WHAT YOU ARE ASKED TO DO:
Write out the listing, please, but only from its first line through the line containing "return x / W, 1 - y / H", exactly as given and without pictures.
** begin SUPPLIED DATA **
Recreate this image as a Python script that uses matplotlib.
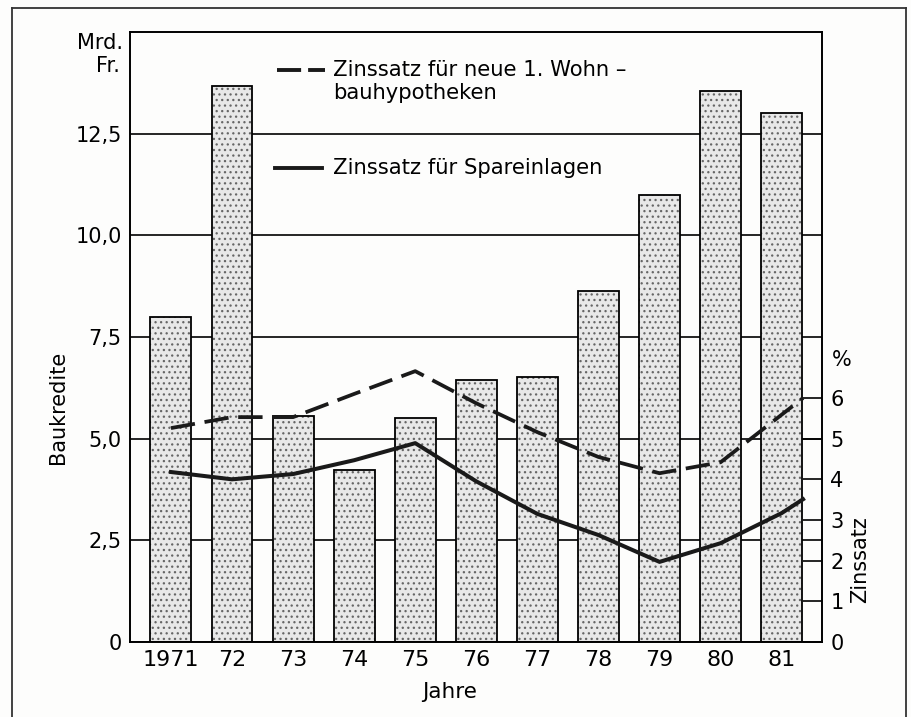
import matplotlib
matplotlib.use("Agg")
from matplotlib import pyplot as plt
from matplotlib.lines import Line2D

plt.rcParams['font.family'] = ['DejaVu Sans']
plt.rcParams['hatch.linewidth'] = 0.9

# Baukredite in Mrd. Fr.
jahre = ["1971", "72", "73", "74", "75", "76", "77", "78", "79", "80", "81"]
baukredite = [8.0, 13.68, 5.56, 4.22, 5.51, 6.45, 6.52, 8.63, 11.0, 13.55, 13.0]

# Zinssatz in %, x = Jahr-Index (letzter Punkt am Ende von 1981)
hypo_x = [0, 1, 2, 3, 4, 5, 6, 7, 8, 9, 10.35]
hypo = [5.26, 5.53, 5.53, 6.1, 6.66, 5.87, 5.16, 4.55, 4.15, 4.42, 6.0]
spar_x = [0, 1, 2, 3, 4, 5, 6, 7, 8, 9, 10, 10.35]
spar = [4.18, 4.0, 4.13, 4.47, 4.89, 3.95, 3.15, 2.63, 1.97, 2.43, 3.17, 3.51]

y_ticks = [0, 2.5, 5, 7.5, 10, 12.5]
y_labels = ["0", "2,5", "5,0", "7,5", "10,0", "12,5"]
z_ticks = [0, 1, 2, 3, 4, 5, 6]

W, H = 912, 717


def px(x, y):
    return x / W, 1 - y / H


fig = plt.figure(figsize=(9.12, 7.17), dpi=100, facecolor='#fdfdfc')
ax = fig.add_axes([130 / W, 1 - 642 / H, 692 / W, 610 / H])
ax.set_facecolor('none')

x = range(len(jahre))
ax.bar(x, baukredite, width=0.67, color='#e8e8e8', hatch='...',
       edgecolor='#666666', linewidth=0, zorder=2)
ax.bar(x, baukredite, width=0.67, fill=False, edgecolor='black',
       linewidth=1.3, zorder=3)

ax.set_xlim(-0.67, 10.66)
ax.set_ylim(0, 15)
ax.set_yticks(y_ticks, y_labels)
ax.set_xticks(list(x), jahre)
ax.yaxis.grid(True, color='black', linewidth=1.2)
ax.set_axisbelow(True)
ax.tick_params(axis='y', length=0, pad=6, labelsize=15)
ax.tick_params(axis='x', length=0, pad=6, labelsize=16)
for s in ax.spines.values():
    s.set_linewidth(1.4)

ax2 = ax.twinx()
ax2.set_ylim(0, 15)
ax2.set_yticks(z_ticks)
ax2.tick_params(axis='y', direction='in', length=14, width=1.2, pad=6,
                labelsize=15)
for s in ax2.spines.values():
    s.set_visible(False)

ax2.plot(hypo_x, hypo, color='#1a1a1a', lw=2.7, linestyle=(0, (6.5, 2.6)),
         dash_capstyle='butt')
ax2.plot(spar_x, spar, color='#1a1a1a', lw=2.9, solid_joinstyle='round')

# Legende
ax2.add_line(Line2D([0.2125, 0.282], [0.938, 0.938], transform=ax2.transAxes,
                    color='#1a1a1a', lw=2.8, linestyle=(0, (6.2, 1.8)),
                    dash_capstyle='butt'))
ax2.add_line(Line2D([0.209, 0.278], [0.777, 0.777], transform=ax2.transAxes,
                    color='#1a1a1a', lw=2.8))
ax2.text(0.293, 0.938, "Zinssatz für neue 1. Wohn –", transform=ax2.transAxes,
         va='center', ha='left', fontsize=15.2)
ax2.text(0.293, 0.900, "bauhypotheken", transform=ax2.transAxes,
         va='center', ha='left', fontsize=15.2)
ax2.text(0.293, 0.777, "Zinssatz für Spareinlagen", transform=ax2.transAxes,
         va='center', ha='left', fontsize=15.2)

# Achsentitel
fig.text(*px(123, 43), "Mrd.", ha='right', va='center', fontsize=15)
fig.text(*px(120, 66), "Fr.", ha='right', va='center', fontsize=15)
fig.text(*px(58, 407), "Baukredite", rotation=90, ha='center', va='center',
         fontsize=15)
fig.text(*px(842, 360), "%", ha='center', va='center', fontsize=15)
fig.text(*px(860, 560), "Zinssatz", rotation=90, ha='center', va='center',
         fontsize=15)
fig.text(*px(450, 692), "Jahre", ha='center', va='center', fontsize=15.5)

# Rahmen
for xs, ys in [([12, 12], [H, 8]), ([12, 906], [8, 8]), ([906, 906], [8, H])]:
    fig.add_artist(Line2D([a / W for a in xs], [1 - b / H for b in ys],
                          transform=fig.transFigure, color='#333333', lw=1.3))

fig.savefig("out.png", dpi=100, facecolor=fig.get_facecolor())
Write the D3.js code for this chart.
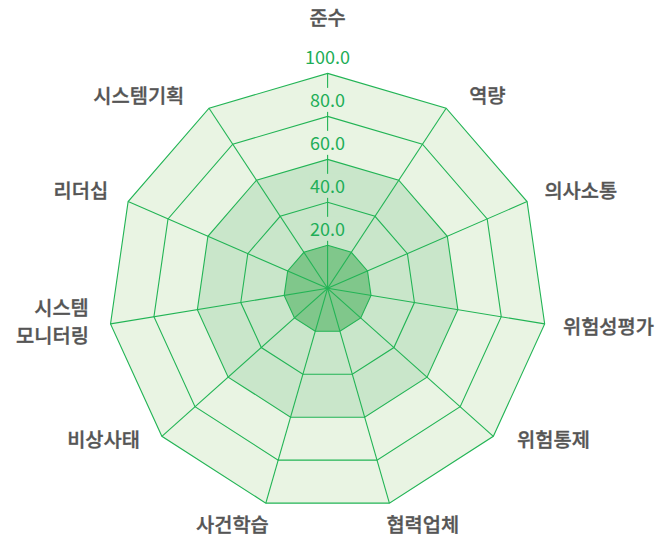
** end SUPPLIED DATA **
RESPONSE BELOW:
Recreate this image as a Python script that uses matplotlib.
import matplotlib
matplotlib.use("Agg")
from matplotlib import pyplot as plt
from matplotlib.lines import Line2D

plt.rcParams['font.family'] = ['DejaVu Sans']
plt.rcParams['hatch.linewidth'] = 0.9

# Baukredite in Mrd. Fr.
jahre = ["1971", "72", "73", "74", "75", "76", "77", "78", "79", "80", "81"]
baukredite = [8.0, 13.68, 5.56, 4.22, 5.51, 6.45, 6.52, 8.63, 11.0, 13.55, 13.0]

# Zinssatz in %, x = Jahr-Index (letzter Punkt am Ende von 1981)
hypo_x = [0, 1, 2, 3, 4, 5, 6, 7, 8, 9, 10.35]
hypo = [5.26, 5.53, 5.53, 6.1, 6.66, 5.87, 5.16, 4.55, 4.15, 4.42, 6.0]
spar_x = [0, 1, 2, 3, 4, 5, 6, 7, 8, 9, 10, 10.35]
spar = [4.18, 4.0, 4.13, 4.47, 4.89, 3.95, 3.15, 2.63, 1.97, 2.43, 3.17, 3.51]

y_ticks = [0, 2.5, 5, 7.5, 10, 12.5]
y_labels = ["0", "2,5", "5,0", "7,5", "10,0", "12,5"]
z_ticks = [0, 1, 2, 3, 4, 5, 6]

W, H = 912, 717


def px(x, y):
    return x / W, 1 - y / H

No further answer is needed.